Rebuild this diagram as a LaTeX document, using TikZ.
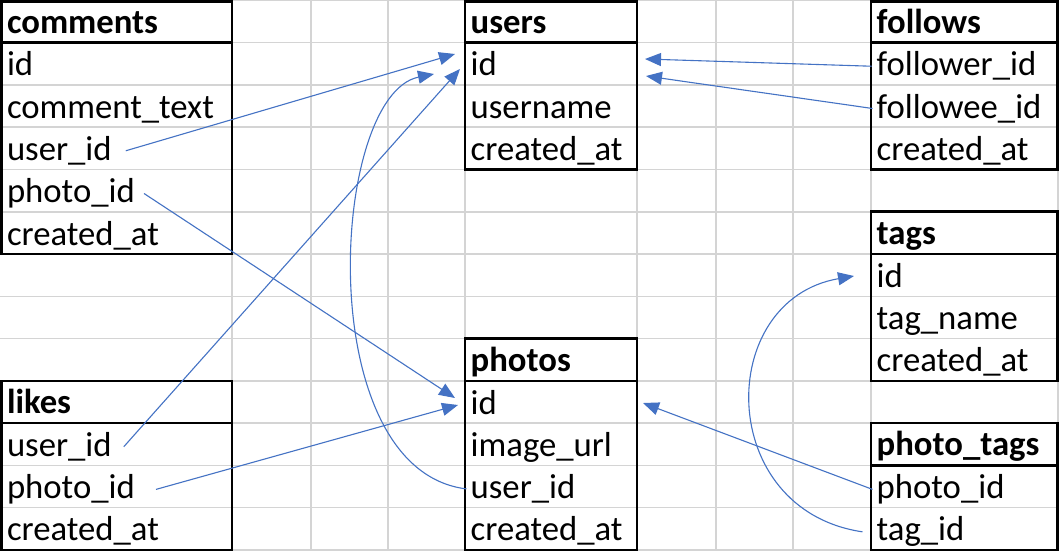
\documentclass[tikz,border=0pt]{standalone}
\usepackage{fontspec}
\setmainfont{Carlito}
\usetikzlibrary{arrows.meta}
\definecolor{gridc}{HTML}{D4D4D4}
\definecolor{conn}{HTML}{4472C4}
\newcommand\dbt[7]{%
  \node[hdr] (#1h) at (#2+5.5,{0.4+42.27*(#4+1)-9.5}) {#6};
  \foreach \fn [count=\i] in {#7} {\node[fld] (#1\i) at (#2+5.5,{0.4+42.27*(#4+1+\i)-9}) {\fn};}
  \draw[tb] (#2,{max(1.3,0.4+42.27*#4)}) rectangle (#3,{0.4+42.27*(#4+1+#5)});
  \draw[tb] (#2,{0.4+42.27*(#4+1)}) -- (#3,{0.4+42.27*(#4+1)});
}
\begin{document}
\begin{tikzpicture}[x=1pt,y=-1pt,
  fld/.style={anchor=base west, inner sep=0pt, font=\fontsize{34.7}{40}\selectfont},
  hdr/.style={anchor=base west, inner sep=0pt, font=\fontsize{34.7}{40}\selectfont\bfseries},
  tb/.style={draw=black, line width=2.6pt},
  gl/.style={draw=gridc, line width=1.5pt},
  cn/.style={draw=conn, line width=1.1pt, -{Triangle[length=16pt,width=13pt]}}]
\useasboundingbox (0,0) rectangle (1059,551);
\fill[white] (0,0) rectangle (1059,551);
% spreadsheet grid
\foreach \x in {232,311,388,465,637,716,793,871,1058} \draw[gl] (\x,0) -- (\x,551);
\foreach \k in {0,...,13} \draw[gl] (0,{0.4+42.27*\k}) -- (1059,{0.4+42.27*\k});
% tables
\dbt{c}{1.3}{232}{0}{5}{comments}{id,comment\_text,user\_id,photo\_id,created\_at}
\dbt{u}{465}{637}{0}{3}{users}{id,username,created\_at}
\dbt{f}{871}{1057.7}{0}{3}{follows}{follower\_id,followee\_id,created\_at}
\dbt{t}{871}{1057.7}{5}{3}{tags}{id,tag\_name,created\_at}
\dbt{p}{465}{637}{8}{4}{photos}{id,image\_url,user\_id,created\_at}
\dbt{l}{1.3}{232}{9}{3}{likes}{user\_id,photo\_id,created\_at}
\dbt{pt}{871}{1057.7}{10}{2}{photo\_tags}{photo\_id,tag\_id}
% arrow tips
\coordinate (uA) at (455,54);
\coordinate (uB) at (460,69);
\coordinate (uC) at (434,74);
\coordinate (uD) at (645,59);
\coordinate (uE) at (646,76);
\coordinate (pA) at (455,398);
\coordinate (pB) at (458,405);
\coordinate (pC) at (643,403);
\coordinate (tA) at (854,276);
% connectors
\draw[cn] ([xshift=14pt]c3.east) -- (uA);
\draw[cn] ([xshift=9pt]c4.east) -- (pA);
\draw[cn] ([xshift=12pt]l1.east) -- (uB);
\draw[cn] ([xshift=21pt]l2.east) -- (pB);
\draw[cn] ([xshift=-4pt]p3.west) .. controls (310,470) and (330,95) .. (uC);
\draw[cn] ([xshift=-5pt]f1.west) -- (uD);
\draw[cn] ([xshift=-4pt]f2.west) -- (uE);
\draw[cn] ([xshift=-4pt]pt1.west) -- (pC);
\draw[cn] ([xshift=-14pt]pt2.west) .. controls (715,510) and (715,300) .. (tA);
\end{tikzpicture}
\end{document}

——

- _PROBLEM TO WORK ON_
Restate the listing above word for word, and skip the pictures.

- _CORRECT OUTPUT_
Rebuild this diagram as a LaTeX document, using TikZ.
\documentclass[tikz,border=0pt]{standalone}
\usepackage{fontspec}
\setmainfont{Carlito}
\usetikzlibrary{arrows.meta}
\definecolor{gridc}{HTML}{D4D4D4}
\definecolor{conn}{HTML}{4472C4}
\newcommand\dbt[7]{%
  \node[hdr] (#1h) at (#2+5.5,{0.4+42.27*(#4+1)-9.5}) {#6};
  \foreach \fn [count=\i] in {#7} {\node[fld] (#1\i) at (#2+5.5,{0.4+42.27*(#4+1+\i)-9}) {\fn};}
  \draw[tb] (#2,{max(1.3,0.4+42.27*#4)}) rectangle (#3,{0.4+42.27*(#4+1+#5)});
  \draw[tb] (#2,{0.4+42.27*(#4+1)}) -- (#3,{0.4+42.27*(#4+1)});
}
\begin{document}
\begin{tikzpicture}[x=1pt,y=-1pt,
  fld/.style={anchor=base west, inner sep=0pt, font=\fontsize{34.7}{40}\selectfont},
  hdr/.style={anchor=base west, inner sep=0pt, font=\fontsize{34.7}{40}\selectfont\bfseries},
  tb/.style={draw=black, line width=2.6pt},
  gl/.style={draw=gridc, line width=1.5pt},
  cn/.style={draw=conn, line width=1.1pt, -{Triangle[length=16pt,width=13pt]}}]
\useasboundingbox (0,0) rectangle (1059,551);
\fill[white] (0,0) rectangle (1059,551);
% spreadsheet grid
\foreach \x in {232,311,388,465,637,716,793,871,1058} \draw[gl] (\x,0) -- (\x,551);
\foreach \k in {0,...,13} \draw[gl] (0,{0.4+42.27*\k}) -- (1059,{0.4+42.27*\k});
% tables
\dbt{c}{1.3}{232}{0}{5}{comments}{id,comment\_text,user\_id,photo\_id,created\_at}
\dbt{u}{465}{637}{0}{3}{users}{id,username,created\_at}
\dbt{f}{871}{1057.7}{0}{3}{follows}{follower\_id,followee\_id,created\_at}
\dbt{t}{871}{1057.7}{5}{3}{tags}{id,tag\_name,created\_at}
\dbt{p}{465}{637}{8}{4}{photos}{id,image\_url,user\_id,created\_at}
\dbt{l}{1.3}{232}{9}{3}{likes}{user\_id,photo\_id,created\_at}
\dbt{pt}{871}{1057.7}{10}{2}{photo\_tags}{photo\_id,tag\_id}
% arrow tips
\coordinate (uA) at (455,54);
\coordinate (uB) at (460,69);
\coordinate (uC) at (434,74);
\coordinate (uD) at (645,59);
\coordinate (uE) at (646,76);
\coordinate (pA) at (455,398);
\coordinate (pB) at (458,405);
\coordinate (pC) at (643,403);
\coordinate (tA) at (854,276);
% connectors
\draw[cn] ([xshift=14pt]c3.east) -- (uA);
\draw[cn] ([xshift=9pt]c4.east) -- (pA);
\draw[cn] ([xshift=12pt]l1.east) -- (uB);
\draw[cn] ([xshift=21pt]l2.east) -- (pB);
\draw[cn] ([xshift=-4pt]p3.west) .. controls (310,470) and (330,95) .. (uC);
\draw[cn] ([xshift=-5pt]f1.west) -- (uD);
\draw[cn] ([xshift=-4pt]f2.west) -- (uE);
\draw[cn] ([xshift=-4pt]pt1.west) -- (pC);
\draw[cn] ([xshift=-14pt]pt2.west) .. controls (715,510) and (715,300) .. (tA);
\end{tikzpicture}
\end{document}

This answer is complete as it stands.